Uptime Warns Data Center Pros on Using PUE, a Simple fix

Matt Stansberry writes on Uptime’s seminar giving warning on the use of PUE.

Uptime warns data center pros against being benchmarked on PUE


Posted by: Matt Stansberry
Data Center Metrics, DataCenter, Green data center

Uptime Institute executive director Ken Brill warned panelists at an online seminar today to be wary of very low Power Usage Effectiveness (PUE) ratios touted by some data center operators. “If your management begins to benchmark you against someone else’s data center PUE, you need to be sure what you’re benchmarking against,” Brill said.

Brill said he’s seen companies talking about a PUE of 0.8 — which is physically impossible. “There is a lot of competitive manipulation and gaming going on,” Brill said. “Our network members are tired of being called in by management to explain why someone has a better PUE than they do.”

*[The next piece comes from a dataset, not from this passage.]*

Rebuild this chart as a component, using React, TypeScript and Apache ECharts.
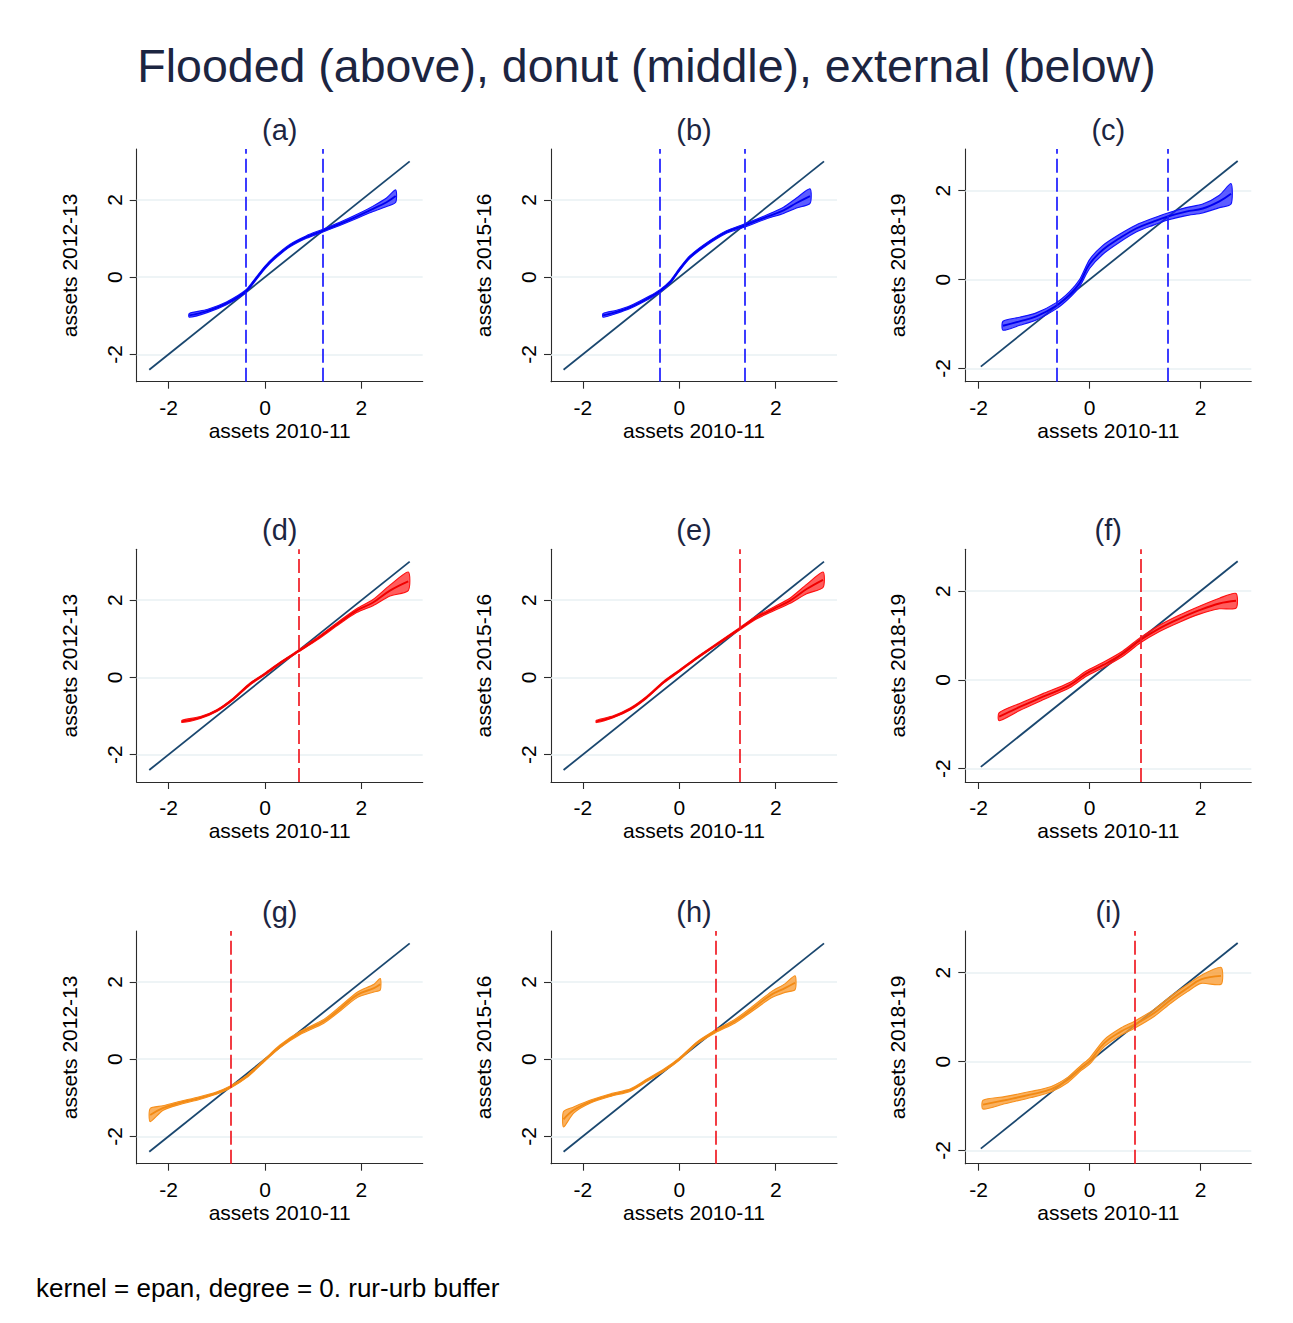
import React, { useEffect, useRef } from "react";
import * as echarts from "echarts";

// ---------- texts ----------
const TITLE = "Flooded (above), donut (middle), external (below)";
const NOTE = "kernel = epan, degree = 0. rur-urb buffer";
const PANEL_LABELS = ["(a)", "(b)", "(c)", "(d)", "(e)", "(f)", "(g)", "(h)", "(i)"];
const X_AXIS_NAME = "assets 2010-11";
const Y_AXIS_NAMES = ["assets 2012-13", "assets 2015-16", "assets 2018-19"];
const TICKS = [-2, 0, 2];

// ---------- data (x, fitted y, CI half-width) ----------
const X_A = [-1.57, -1.2, -0.8, -0.4, -0.21, 0, 0.17, 0.52, 0.86, 1.19, 1.55, 1.9, 2.24, 2.52, 2.71];
const Y_A = [-0.99, -0.88, -0.68, -0.37, -0.08, 0.25, 0.47, 0.82, 1.04, 1.2, 1.38, 1.57, 1.77, 1.94, 2.1];
const H_A = [0.05, 0.04, 0.035, 0.035, 0.035, 0.035, 0.035, 0.035, 0.035, 0.035, 0.04, 0.05, 0.07, 0.11, 0.16];

const X_B = [-1.58, -1.3, -1.02, -0.61, -0.4, -0.19, 0, 0.22, 0.57, 0.98, 1.36, 1.81, 2.16, 2.43, 2.71];
const Y_B = [-0.99, -0.9, -0.78, -0.52, -0.36, -0.13, 0.19, 0.52, 0.86, 1.17, 1.34, 1.56, 1.73, 1.92, 2.1];
const H_B = [0.05, 0.04, 0.035, 0.035, 0.035, 0.035, 0.035, 0.035, 0.035, 0.035, 0.04, 0.05, 0.08, 0.13, 0.19];

const X_C = [-1.56, -1.26, -0.96, -0.6, -0.36, -0.18, 0, 0.24, 0.54, 0.84, 1.14, 1.41, 1.74, 2.04, 2.34, 2.55];
const Y_C = [-1.04, -0.94, -0.83, -0.59, -0.34, -0.08, 0.35, 0.67, 0.93, 1.15, 1.3, 1.42, 1.53, 1.6, 1.76, 1.93];
const H_C = [0.1, 0.09, 0.08, 0.07, 0.07, 0.08, 0.1, 0.1, 0.09, 0.08, 0.08, 0.08, 0.09, 0.1, 0.14, 0.23];

const X_D = [-1.72, -1.34, -1.0, -0.66, -0.31, 0, 0.31, 0.69, 1.07, 1.55, 1.9, 2.24, 2.59, 2.97];
const Y_D = [-1.14, -1.04, -0.86, -0.56, -0.17, 0.09, 0.37, 0.68, 0.99, 1.43, 1.73, 1.94, 2.25, 2.49];
const H_D = [0.03, 0.025, 0.025, 0.025, 0.025, 0.025, 0.025, 0.025, 0.03, 0.04, 0.05, 0.08, 0.14, 0.24];

const X_E = [-1.72, -1.37, -1.02, -0.68, -0.33, 0, 0.36, 0.78, 1.25, 1.61, 1.95, 2.3, 2.64, 2.98];
const Y_E = [-1.14, -1.02, -0.82, -0.52, -0.13, 0.17, 0.5, 0.86, 1.26, 1.56, 1.77, 1.99, 2.29, 2.53];
const H_E = [0.03, 0.025, 0.025, 0.025, 0.025, 0.025, 0.025, 0.025, 0.03, 0.04, 0.05, 0.07, 0.12, 0.2];

const X_F = [-1.63, -1.26, -0.84, -0.36, -0.06, 0.24, 0.6, 0.91, 1.26, 1.62, 1.98, 2.34, 2.64];
const Y_F = [-0.83, -0.61, -0.38, -0.12, 0.14, 0.33, 0.59, 0.89, 1.16, 1.38, 1.57, 1.72, 1.78];
const H_F = [0.09, 0.08, 0.07, 0.06, 0.06, 0.06, 0.06, 0.06, 0.07, 0.08, 0.09, 0.12, 0.165];

const X_G = [-2.38, -2.12, -1.78, -1.36, -1.01, -0.73, -0.38, 0, 0.31, 0.73, 1.22, 1.57, 1.92, 2.26, 2.39];
const Y_G = [-1.45, -1.27, -1.14, -1.01, -0.88, -0.73, -0.45, -0.02, 0.33, 0.68, 0.98, 1.32, 1.67, 1.84, 1.94];
const H_G = [0.17, 0.06, 0.04, 0.035, 0.03, 0.03, 0.03, 0.03, 0.035, 0.04, 0.05, 0.06, 0.07, 0.1, 0.15];

const X_H = [-2.4, -2.19, -1.84, -1.42, -1.01, -0.66, -0.31, 0, 0.38, 0.75, 1.15, 1.49, 1.91, 2.19, 2.4];
const Y_H = [-1.56, -1.32, -1.1, -0.93, -0.8, -0.54, -0.28, 0, 0.43, 0.72, 0.98, 1.28, 1.67, 1.84, 1.98];
const H_H = [0.2, 0.08, 0.04, 0.035, 0.03, 0.03, 0.03, 0.03, 0.03, 0.035, 0.05, 0.06, 0.08, 0.11, 0.18];

const X_I = [-1.92, -1.53, -1.05, -0.69, -0.39, -0.15, 0, 0.27, 0.57, 0.81, 1.17, 1.47, 1.77, 2.01, 2.37];
const Y_I = [-0.97, -0.87, -0.74, -0.62, -0.41, -0.14, 0.01, 0.42, 0.68, 0.83, 1.1, 1.4, 1.66, 1.85, 1.93];
const H_I = [0.1, 0.08, 0.07, 0.06, 0.06, 0.06, 0.07, 0.08, 0.08, 0.08, 0.08, 0.08, 0.08, 0.09, 0.19];

// 45-degree reference line extent, per column
const DIAG_COL1 = [-2.4, 3.0];
const DIAG_COL2 = [-2.4, 3.0];
const DIAG_COL3 = [-1.96, 2.67];

// vertical dashed cutoffs per panel
const CUT_A = [-0.4, 1.2];
const CUT_B = [-0.4, 1.35];
const CUT_C = [-0.6, 1.41];
const CUT_D = [0.69];
const CUT_E = [1.26];
const CUT_F = [0.915];
const CUT_G = [-0.725];
const CUT_H = [0.75];
const CUT_I = [0.81];

// axis ranges per column
const XRANGE_COL12 = [-2.66, 3.27];
const XRANGE_COL3 = [-2.24, 2.915];
const YRANGE_COL12 = [-2.71, 3.32];
const YRANGE_COL3 = [-2.3, 2.94];

const PANELS = [
  { x: X_A, y: Y_A, h: H_A, cut: CUT_A },
  { x: X_B, y: Y_B, h: H_B, cut: CUT_B },
  { x: X_C, y: Y_C, h: H_C, cut: CUT_C },
  { x: X_D, y: Y_D, h: H_D, cut: CUT_D },
  { x: X_E, y: Y_E, h: H_E, cut: CUT_E },
  { x: X_F, y: Y_F, h: H_F, cut: CUT_F },
  { x: X_G, y: Y_G, h: H_G, cut: CUT_G },
  { x: X_H, y: Y_H, h: H_H, cut: CUT_H },
  { x: X_I, y: Y_I, h: H_I, cut: CUT_I },
];
const DIAGS = [DIAG_COL1, DIAG_COL2, DIAG_COL3];

// ---------- styling / layout ----------
const FONT = "'Liberation Sans', Arial, sans-serif";
const COL_LEFT = [136.7, 551, 965.3];
const ROW_TOP = [149, 549.3, 931];
const GRID_W = 286;
const GRID_H = 232.7;
const SUB_Y = [130, 530, 912];

const ROW_STYLE = [
  { edge: "#1010ff", fill: "rgba(30,30,255,0.72)", line: "#0000f0", dash: "#1a1aff" },
  { edge: "#ff1010", fill: "rgba(255,30,30,0.72)", line: "#f00000", dash: "#f01c24" },
  { edge: "#f7901c", fill: "rgba(248,155,50,0.78)", line: "#f28a14", dash: "#f01c24" },
];

function buildOption() {
  const grid: any[] = [];
  const xAxis: any[] = [];
  const yAxis: any[] = [];
  const series: any[] = [];
  const graphic: any[] = [];

  graphic.push({
    type: "text",
    left: "center",
    top: 42,
    style: { text: TITLE, font: `46.5px ${FONT}`, fill: "#1c2541" },
  });
  graphic.push({
    type: "text",
    x: 36,
    y: 1288,
    style: { text: NOTE, font: `26px ${FONT}`, fill: "#000", textVerticalAlign: "middle" },
  });

  PANELS.forEach((p, i) => {
    const row = Math.floor(i / 3);
    const col = i % 3;
    const rs = ROW_STYLE[row];
    const xr = col === 2 ? XRANGE_COL3 : XRANGE_COL12;
    const yr = col === 2 ? YRANGE_COL3 : YRANGE_COL12;
    const left = COL_LEFT[col];
    const top = ROW_TOP[row];
    grid.push({ left, top, width: GRID_W, height: GRID_H, containLabel: false });

    graphic.push({
      type: "text",
      x: left + GRID_W / 2,
      y: SUB_Y[row],
      style: {
        text: PANEL_LABELS[i],
        font: `29px ${FONT}`,
        fill: "#1c2541",
        textAlign: "center",
        textVerticalAlign: "middle",
      },
    });

    const axisCommon = {
      gridIndex: i,
      type: "value",
      axisLine: { show: true, onZero: false, lineStyle: { color: "#2b2b2b", width: 1.1 } },
      axisTick: { show: true, customValues: TICKS, length: 7, lineStyle: { color: "#2b2b2b", width: 1.1 } },
      splitLine: { show: false },
      nameLocation: "middle",
      nameTextStyle: { fontSize: 21, color: "#000", fontFamily: FONT },
    };
    xAxis.push({
      ...axisCommon,
      min: xr[0],
      max: xr[1],
      name: X_AXIS_NAME,
      nameGap: 38,
      axisLabel: { customValues: TICKS, fontSize: 21, color: "#000", fontFamily: FONT, margin: 15 },
    });
    yAxis.push({
      ...axisCommon,
      min: yr[0],
      max: yr[1],
      name: Y_AXIS_NAMES[col],
      nameGap: 57,
      axisLabel: { customValues: TICKS, fontSize: 21, color: "#000", fontFamily: FONT, margin: 12, rotate: 90 },
    });

    const d = DIAGS[col];
    series.push({
      type: "line",
      xAxisIndex: i,
      yAxisIndex: i,
      data: [[d[0], d[0]], [d[1], d[1]]],
      symbol: "none",
      silent: true,
      z: 2,
      lineStyle: { color: "#1a476f", width: 1.8 },
      markLine: {
        silent: true,
        symbol: ["none", "none"],
        z: 1,
        label: { show: false },
        lineStyle: { color: "#e9f1f3", width: 1.6, type: "solid" },
        data: TICKS.map((t) => ({ yAxis: t })),
      },
    });

    // confidence band as a polygon placed through the axis scales
    series.push({
      type: "custom",
      xAxisIndex: i,
      yAxisIndex: i,
      data: [[p.x[0], p.y[0]]],
      silent: true,
      z: 3,
      renderItem: (_params: any, api: any) => {
        const upper = p.x.map((xv, k) => api.coord([xv, p.y[k] + p.h[k]]));
        const lower = p.x.map((xv, k) => api.coord([xv, p.y[k] - p.h[k]])).reverse();
        return {
          type: "polygon",
          shape: { points: upper.concat(lower), smooth: 0.25 },
          style: { fill: rs.fill, stroke: rs.edge, lineWidth: 1.1 },
        };
      },
    });

    series.push({
      type: "line",
      xAxisIndex: i,
      yAxisIndex: i,
      data: p.x.map((xv, k) => [xv, p.y[k]]),
      symbol: "none",
      smooth: 0.4,
      silent: true,
      z: 4,
      lineStyle: { color: rs.line, width: 1.9 },
      markLine: {
        silent: true,
        symbol: ["none", "none"],
        z: 6,
        label: { show: false },
        lineStyle: { color: rs.dash, width: 1.7, type: [14, 5] },
        data: p.cut.map((c) => ({ xAxis: c })),
      },
    });
  });

  return {
    animation: false,
    backgroundColor: "#ffffff",
    grid,
    xAxis,
    yAxis,
    series,
    graphic,
  };
}

export default function App() {
  const ref = useRef<HTMLDivElement | null>(null);
  useEffect(() => {
    if (!ref.current) return;
    const chart = echarts.init(ref.current, null, { renderer: "svg" });
    chart.setOption(buildOption() as any);
    return () => chart.dispose();
  }, []);
  return (
    <div
      ref={ref}
      style={{ position: "absolute", left: 0, top: 0, width: 1293, height: 1323, background: "#fff" }}
    />
  );
}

If you’re going to compare your PUE against another company, you need to know what the measurement means. “You need to know what they’re saying and what they’re not saying,” Brill said. “Are you going to include the lights and humidification system? If you’re using free cooling six months of the year, do you report your best PUE?”

Matt was nice enough to send me this link and ask what I thought.

Here is a simple fix to the problem. PUE should be reported as a range of #’s low to high, and the average calculated over a period of time. This could be a graph.  For example, Microsoft shows their PUE for one facility with this graph.

image

This graph shows 3 years of history and how the #’s have fluctuated. This graph is credible. A static PUE # has little meaning as it is just one data point with no background.

I’ve written about this issue before that PUE is dynamic.

I've been meaning to write about PUE, and have been stumped in that It is defined as a metric, and in the Green Grid document referenced it makes no reference that is dynamic. In reality PUE will be a dynamic # that changes as the load changes in a room. How ironic would it be that your best PUE # is when all the servers are running at near capacity, and shutting down servers to save power will increase your PUE? Or your energy efficient cooling system uses large amounts of water in Southern California where it is just a matter of time before water shortages will cause more environmental issues?

What helped me to think of PUE as a dynamic # is to think of it as quality control metric. The quality of the electrical and mechanical systems and their operations over time are inputs into PUE.  As load changes and servers will be turned off the variability of the power and cooling systems influence you PUE.  So, PUE can now have a statistical range of operation given the conditions.  This sounds familiar.  It's statistical process control.

Statistical Process Control (SPC) is an effective method of monitoring a process through the use of control charts. Much of its power lies in the ability to monitor both process centre and its variation about that centre. By collecting data from samples at various points within the process, variations in the process that may affect the quality of the end product or service can be detected and corrected, thus reducing waste and as well as the likelihood that problems will be passed on to the customer. With its emphasis on early detection and prevention of problems, SPC has a distinct advantage over quality methods, such as inspection, that apply resources to detecting and correcting problems in the end product or service.

At Data Center Dynamics Seattle, Microsoft’s Mike Manos said the average PUE for Microsoft data centers is 1.6, and his team is driving for 1.3 in 2 years.  When Mike hits a PUE of  1.3 I am sure he’ll show us a graph to prove Microsoft has hit it.